Il était le quatrième fils de Tuli (Toloui) [† 1232], le plus jeune des quatre fils de Börte, la première femme de Gengis khān. Après la mort de ce dernier (1227), le pouvoir était passé à son troisième fils, Ogoday, puis, à la mort de celui-ci (1241), à sa femme, qui avait assumé la régence jusqu’en 1246, puis à son fils Güyük († 1248). Le trône fut alors transféré de la maison d’Ogoday à celle de Tuli et passa au fils aîné de Tuli (et frère de Kūbīlāy), Möngke (Mangū khān) [1251-1259]. Kūbīlāy reçut alors en apanage les régions correspondant en gros aux actuelles provinces de Gansu (Kan-sou) et de Shănxi (Chen-si), et fut chargé de mener des campagnes contre l’empire des Song du Sud. Il marcha contre le Sichuan (Sseu-tch’ouan), s’empara de Chengdu (Tch’eng-tou), puis pénétra au Yunnan (Yun-nan) et prit Dali (Ta-li). En 1257, une nouvelle offensive fut lancée contre le bas Yangzijiang (Yang-tseu-kiang) ; mais Möngke, qui se préparait à attaquer à partir du Sichuan, mourut subitement en 1259, Kūbīlāy suspendit aussitôt les hostilités, regagna Shangdu (Changtou, auj. Kaiping) sa résidence d’été au nord de Pékin, et s’y fit proclamer grand khān par son armée.

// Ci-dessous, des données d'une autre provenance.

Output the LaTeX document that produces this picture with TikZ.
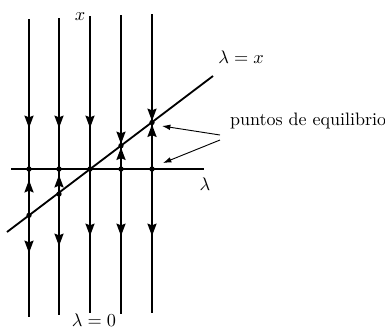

Son frère cadet, Ariq boga, ne reconnut pas son autorité et se fit proclamer également grand khān à Karakorum (1260). Kūbīlāy lança une campagne contre lui et le défit en 1264. Ainsi débarrassé de toute compétition familiale, il put établir son autorité en Mongolie et reprendre la conquête interrompue dans le Sud. En 1267, l’offensive fut reprise ; en 1273, les deux villes jumelles de Xiangyang (Siang-yang) et de Fancheng (Fan-tch’eng), sur la Han inférieure, au Hubei (Hou-pei), succombèrent après cinq années de siège ; en 1276, Hangzhou (Hang-tcheou), la capitale des Song du Sud, tomba à son tour. Le jeune empereur fut fait prisonnier, mais deux autres princes parvinrent à s’enfuir et se firent proclamer empereurs l’un après l’autre dans le Sud. Poursuivant leur avance en direction des provinces méridionales, les armées mongoles s’emparèrent des ports du Fujian (Fou-kien) [1277], puis de ceux du Guangtong (Kouang-t’ong) [1279] ; les derniers partisans des Song se réfugièrent sur une flotte qui fut attaquée par les Mongols et battue au large de Canton. Kūbīlāy était désormais maître de toute la Chine ; il fonda la nouvelle dynastie des Yuan en 1279. Son autorité fut également reconnue par son frère Hūlāgū, qui régnait en Perse, mais non par Qaïdu, un petit-fils d’Ogoday, qui se trouvait à la tête d’un vaste khanat au sud du lac Balkhach et qui, à partir de 1274, ne cessa de se comporter en rival.